Set down the material below word for word, excluding the pictures.

··· Information shown ···

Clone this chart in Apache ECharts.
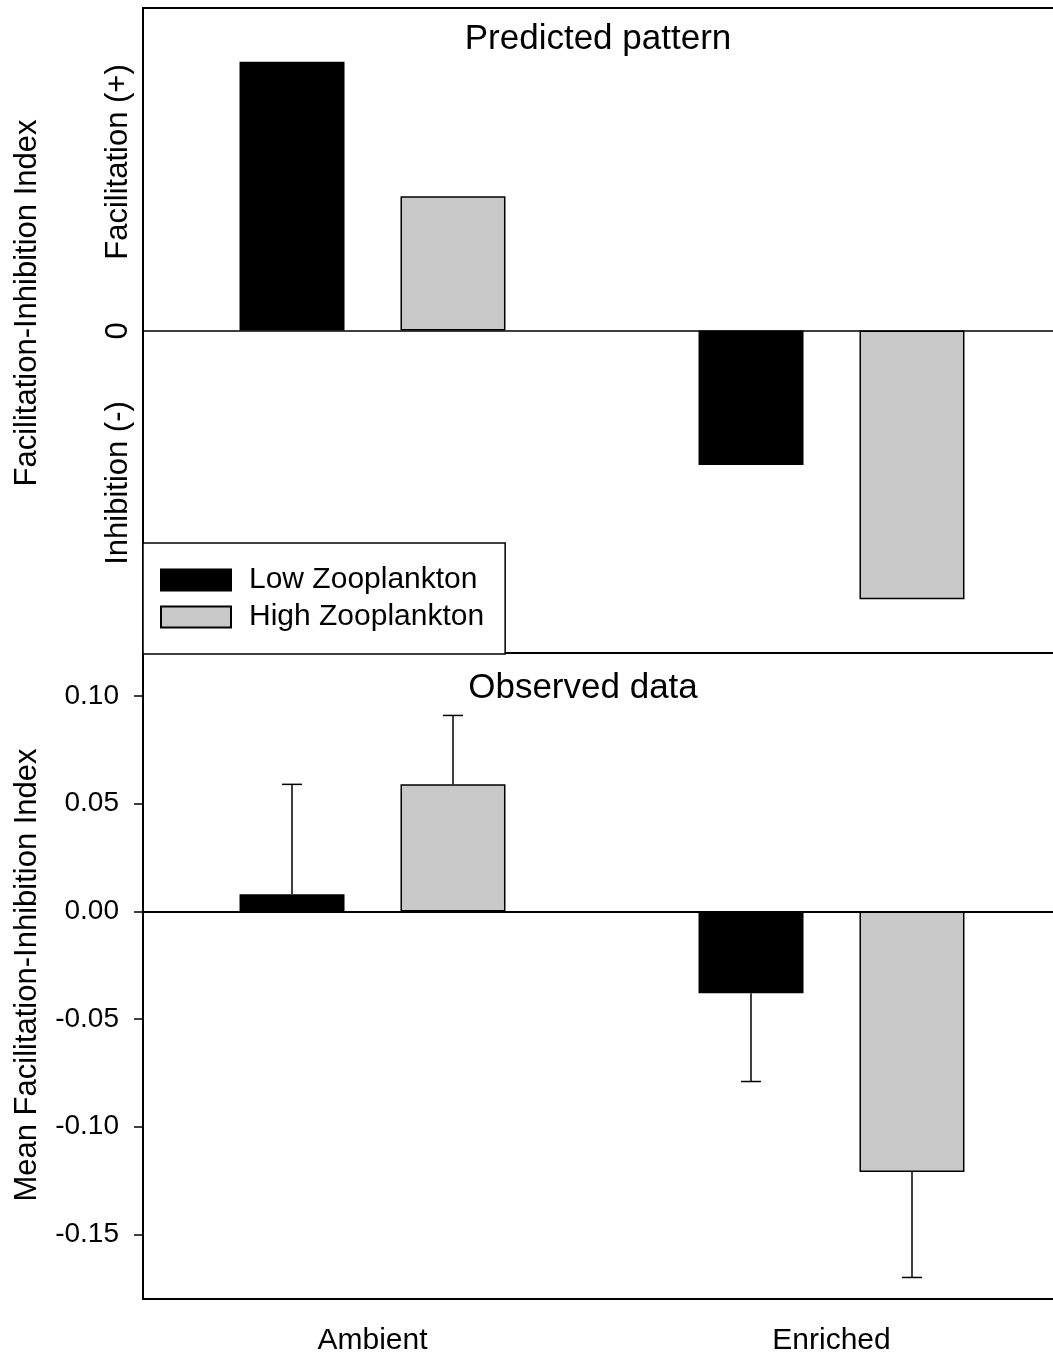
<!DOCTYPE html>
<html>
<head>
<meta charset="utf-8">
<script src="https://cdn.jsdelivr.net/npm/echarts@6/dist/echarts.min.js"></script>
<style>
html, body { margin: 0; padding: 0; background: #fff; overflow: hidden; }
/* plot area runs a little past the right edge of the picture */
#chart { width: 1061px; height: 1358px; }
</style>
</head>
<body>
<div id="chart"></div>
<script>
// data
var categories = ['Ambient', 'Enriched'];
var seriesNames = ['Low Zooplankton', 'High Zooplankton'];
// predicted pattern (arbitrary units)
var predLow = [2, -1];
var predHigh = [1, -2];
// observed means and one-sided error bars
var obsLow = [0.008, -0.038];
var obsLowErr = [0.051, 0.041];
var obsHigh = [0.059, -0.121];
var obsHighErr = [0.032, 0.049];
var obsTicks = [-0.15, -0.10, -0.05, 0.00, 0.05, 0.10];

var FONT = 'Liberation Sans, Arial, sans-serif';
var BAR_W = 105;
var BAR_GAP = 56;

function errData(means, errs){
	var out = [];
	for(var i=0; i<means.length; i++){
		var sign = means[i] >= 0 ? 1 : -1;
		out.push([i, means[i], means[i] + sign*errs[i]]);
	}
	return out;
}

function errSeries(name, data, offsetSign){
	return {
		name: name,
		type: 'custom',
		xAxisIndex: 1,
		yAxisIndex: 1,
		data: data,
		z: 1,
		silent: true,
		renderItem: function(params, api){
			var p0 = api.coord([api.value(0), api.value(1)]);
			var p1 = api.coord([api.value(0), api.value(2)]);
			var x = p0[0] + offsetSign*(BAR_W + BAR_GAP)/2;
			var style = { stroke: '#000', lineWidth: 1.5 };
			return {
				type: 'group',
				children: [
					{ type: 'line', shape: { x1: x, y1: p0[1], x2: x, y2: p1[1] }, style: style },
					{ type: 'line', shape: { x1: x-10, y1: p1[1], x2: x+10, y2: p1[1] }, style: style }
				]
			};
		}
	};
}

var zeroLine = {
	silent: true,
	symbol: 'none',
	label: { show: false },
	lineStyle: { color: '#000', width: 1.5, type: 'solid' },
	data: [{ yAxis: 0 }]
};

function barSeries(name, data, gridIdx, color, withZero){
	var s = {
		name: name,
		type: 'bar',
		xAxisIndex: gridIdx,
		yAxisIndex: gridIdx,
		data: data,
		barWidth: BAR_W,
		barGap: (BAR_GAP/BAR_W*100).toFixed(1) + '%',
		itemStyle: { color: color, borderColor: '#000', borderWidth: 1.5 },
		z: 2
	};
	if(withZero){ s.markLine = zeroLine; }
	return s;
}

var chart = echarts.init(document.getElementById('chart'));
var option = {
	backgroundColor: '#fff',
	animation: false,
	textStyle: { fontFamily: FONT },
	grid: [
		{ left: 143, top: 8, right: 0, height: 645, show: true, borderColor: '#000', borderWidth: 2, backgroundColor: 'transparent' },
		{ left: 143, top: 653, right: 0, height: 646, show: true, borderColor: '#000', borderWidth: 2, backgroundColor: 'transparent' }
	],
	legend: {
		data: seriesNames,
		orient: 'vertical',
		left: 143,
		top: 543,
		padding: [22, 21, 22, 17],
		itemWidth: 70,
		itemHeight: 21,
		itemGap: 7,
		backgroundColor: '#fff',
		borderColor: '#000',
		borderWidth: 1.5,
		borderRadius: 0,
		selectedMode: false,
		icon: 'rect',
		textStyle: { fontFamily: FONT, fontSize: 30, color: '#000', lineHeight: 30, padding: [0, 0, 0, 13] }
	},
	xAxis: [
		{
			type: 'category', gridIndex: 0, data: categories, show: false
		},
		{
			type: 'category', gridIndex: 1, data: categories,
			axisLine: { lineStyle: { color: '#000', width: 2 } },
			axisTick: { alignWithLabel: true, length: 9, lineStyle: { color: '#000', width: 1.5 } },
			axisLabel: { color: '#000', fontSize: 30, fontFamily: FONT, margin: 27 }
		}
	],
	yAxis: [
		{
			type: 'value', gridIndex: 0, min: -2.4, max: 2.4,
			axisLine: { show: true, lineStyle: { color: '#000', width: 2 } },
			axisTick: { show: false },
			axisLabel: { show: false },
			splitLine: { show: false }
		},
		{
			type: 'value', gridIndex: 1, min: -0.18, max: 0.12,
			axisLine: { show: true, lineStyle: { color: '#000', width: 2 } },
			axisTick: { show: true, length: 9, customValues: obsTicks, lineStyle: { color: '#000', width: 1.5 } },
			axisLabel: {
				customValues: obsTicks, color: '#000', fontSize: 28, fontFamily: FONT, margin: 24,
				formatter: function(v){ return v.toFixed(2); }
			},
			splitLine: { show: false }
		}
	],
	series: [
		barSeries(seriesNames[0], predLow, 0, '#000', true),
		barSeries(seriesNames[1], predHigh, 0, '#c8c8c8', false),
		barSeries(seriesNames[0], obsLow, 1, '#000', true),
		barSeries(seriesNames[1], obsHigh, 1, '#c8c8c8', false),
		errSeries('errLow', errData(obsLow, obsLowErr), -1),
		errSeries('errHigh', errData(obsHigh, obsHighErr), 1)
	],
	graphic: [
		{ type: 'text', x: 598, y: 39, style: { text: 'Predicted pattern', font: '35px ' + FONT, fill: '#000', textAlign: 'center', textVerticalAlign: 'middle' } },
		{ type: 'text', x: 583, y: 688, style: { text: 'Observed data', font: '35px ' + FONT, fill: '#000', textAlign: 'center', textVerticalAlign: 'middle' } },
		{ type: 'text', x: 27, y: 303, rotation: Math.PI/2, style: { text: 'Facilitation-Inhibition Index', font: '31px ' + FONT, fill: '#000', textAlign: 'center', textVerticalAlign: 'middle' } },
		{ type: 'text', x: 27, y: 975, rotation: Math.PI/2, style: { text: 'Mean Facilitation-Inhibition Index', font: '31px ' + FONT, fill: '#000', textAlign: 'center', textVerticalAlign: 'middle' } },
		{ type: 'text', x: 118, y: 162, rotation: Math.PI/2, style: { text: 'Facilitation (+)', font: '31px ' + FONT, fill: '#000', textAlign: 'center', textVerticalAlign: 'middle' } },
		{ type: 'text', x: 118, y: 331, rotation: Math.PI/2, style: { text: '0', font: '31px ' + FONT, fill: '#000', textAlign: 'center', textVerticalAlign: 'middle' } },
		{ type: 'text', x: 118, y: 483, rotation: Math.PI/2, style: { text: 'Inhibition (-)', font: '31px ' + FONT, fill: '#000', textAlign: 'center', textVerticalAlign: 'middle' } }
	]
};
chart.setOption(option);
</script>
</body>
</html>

···

**Problem solution:**
Clone this chart in Apache ECharts.
<!DOCTYPE html>
<html>
<head>
<meta charset="utf-8">
<script src="https://cdn.jsdelivr.net/npm/echarts@6/dist/echarts.min.js"></script>
<style>
html, body { margin: 0; padding: 0; background: #fff; overflow: hidden; }
/* plot area runs a little past the right edge of the picture */
#chart { width: 1061px; height: 1358px; }
</style>
</head>
<body>
<div id="chart"></div>
<script>
// data
var categories = ['Ambient', 'Enriched'];
var seriesNames = ['Low Zooplankton', 'High Zooplankton'];
// predicted pattern (arbitrary units)
var predLow = [2, -1];
var predHigh = [1, -2];
// observed means and one-sided error bars
var obsLow = [0.008, -0.038];
var obsLowErr = [0.051, 0.041];
var obsHigh = [0.059, -0.121];
var obsHighErr = [0.032, 0.049];
var obsTicks = [-0.15, -0.10, -0.05, 0.00, 0.05, 0.10];

var FONT = 'Liberation Sans, Arial, sans-serif';
var BAR_W = 105;
var BAR_GAP = 56;

function errData(means, errs){
	var out = [];
	for(var i=0; i<means.length; i++){
		var sign = means[i] >= 0 ? 1 : -1;
		out.push([i, means[i], means[i] + sign*errs[i]]);
	}
	return out;
}

function errSeries(name, data, offsetSign){
	return {
		name: name,
		type: 'custom',
		xAxisIndex: 1,
		yAxisIndex: 1,
		data: data,
		z: 1,
		silent: true,
		renderItem: function(params, api){
			var p0 = api.coord([api.value(0), api.value(1)]);
			var p1 = api.coord([api.value(0), api.value(2)]);
			var x = p0[0] + offsetSign*(BAR_W + BAR_GAP)/2;
			var style = { stroke: '#000', lineWidth: 1.5 };
			return {
				type: 'group',
				children: [
					{ type: 'line', shape: { x1: x, y1: p0[1], x2: x, y2: p1[1] }, style: style },
					{ type: 'line', shape: { x1: x-10, y1: p1[1], x2: x+10, y2: p1[1] }, style: style }
				]
			};
		}
	};
}

var zeroLine = {
	silent: true,
	symbol: 'none',
	label: { show: false },
	lineStyle: { color: '#000', width: 1.5, type: 'solid' },
	data: [{ yAxis: 0 }]
};

function barSeries(name, data, gridIdx, color, withZero){
	var s = {
		name: name,
		type: 'bar',
		xAxisIndex: gridIdx,
		yAxisIndex: gridIdx,
		data: data,
		barWidth: BAR_W,
		barGap: (BAR_GAP/BAR_W*100).toFixed(1) + '%',
		itemStyle: { color: color, borderColor: '#000', borderWidth: 1.5 },
		z: 2
	};
	if(withZero){ s.markLine = zeroLine; }
	return s;
}

var chart = echarts.init(document.getElementById('chart'));
var option = {
	backgroundColor: '#fff',
	animation: false,
	textStyle: { fontFamily: FONT },
	grid: [
		{ left: 143, top: 8, right: 0, height: 645, show: true, borderColor: '#000', borderWidth: 2, backgroundColor: 'transparent' },
		{ left: 143, top: 653, right: 0, height: 646, show: true, borderColor: '#000', borderWidth: 2, backgroundColor: 'transparent' }
	],
	legend: {
		data: seriesNames,
		orient: 'vertical',
		left: 143,
		top: 543,
		padding: [22, 21, 22, 17],
		itemWidth: 70,
		itemHeight: 21,
		itemGap: 7,
		backgroundColor: '#fff',
		borderColor: '#000',
		borderWidth: 1.5,
		borderRadius: 0,
		selectedMode: false,
		icon: 'rect',
		textStyle: { fontFamily: FONT, fontSize: 30, color: '#000', lineHeight: 30, padding: [0, 0, 0, 13] }
	},
	xAxis: [
		{
			type: 'category', gridIndex: 0, data: categories, show: false
		},
		{
			type: 'category', gridIndex: 1, data: categories,
			axisLine: { lineStyle: { color: '#000', width: 2 } },
			axisTick: { alignWithLabel: true, length: 9, lineStyle: { color: '#000', width: 1.5 } },
			axisLabel: { color: '#000', fontSize: 30, fontFamily: FONT, margin: 27 }
		}
	],
	yAxis: [
		{
			type: 'value', gridIndex: 0, min: -2.4, max: 2.4,
			axisLine: { show: true, lineStyle: { color: '#000', width: 2 } },
			axisTick: { show: false },
			axisLabel: { show: false },
			splitLine: { show: false }
		},
		{
			type: 'value', gridIndex: 1, min: -0.18, max: 0.12,
			axisLine: { show: true, lineStyle: { color: '#000', width: 2 } },
			axisTick: { show: true, length: 9, customValues: obsTicks, lineStyle: { color: '#000', width: 1.5 } },
			axisLabel: {
				customValues: obsTicks, color: '#000', fontSize: 28, fontFamily: FONT, margin: 24,
				formatter: function(v){ return v.toFixed(2); }
			},
			splitLine: { show: false }
		}
	],
	series: [
		barSeries(seriesNames[0], predLow, 0, '#000', true),
		barSeries(seriesNames[1], predHigh, 0, '#c8c8c8', false),
		barSeries(seriesNames[0], obsLow, 1, '#000', true),
		barSeries(seriesNames[1], obsHigh, 1, '#c8c8c8', false),
		errSeries('errLow', errData(obsLow, obsLowErr), -1),
		errSeries('errHigh', errData(obsHigh, obsHighErr), 1)
	],
	graphic: [
		{ type: 'text', x: 598, y: 39, style: { text: 'Predicted pattern', font: '35px ' + FONT, fill: '#000', textAlign: 'center', textVerticalAlign: 'middle' } },
		{ type: 'text', x: 583, y: 688, style: { text: 'Observed data', font: '35px ' + FONT, fill: '#000', textAlign: 'center', textVerticalAlign: 'middle' } },
		{ type: 'text', x: 27, y: 303, rotation: Math.PI/2, style: { text: 'Facilitation-Inhibition Index', font: '31px ' + FONT, fill: '#000', textAlign: 'center', textVerticalAlign: 'middle' } },
		{ type: 'text', x: 27, y: 975, rotation: Math.PI/2, style: { text: 'Mean Facilitation-Inhibition Index', font: '31px ' + FONT, fill: '#000', textAlign: 'center', textVerticalAlign: 'middle' } },
		{ type: 'text', x: 118, y: 162, rotation: Math.PI/2, style: { text: 'Facilitation (+)', font: '31px ' + FONT, fill: '#000', textAlign: 'center', textVerticalAlign: 'middle' } },
		{ type: 'text', x: 118, y: 331, rotation: Math.PI/2, style: { text: '0', font: '31px ' + FONT, fill: '#000', textAlign: 'center', textVerticalAlign: 'middle' } },
		{ type: 'text', x: 118, y: 483, rotation: Math.PI/2, style: { text: 'Inhibition (-)', font: '31px ' + FONT, fill: '#000', textAlign: 'center', textVerticalAlign: 'middle' } }
	]
};
chart.setOption(option);
</script>
</body>
</html>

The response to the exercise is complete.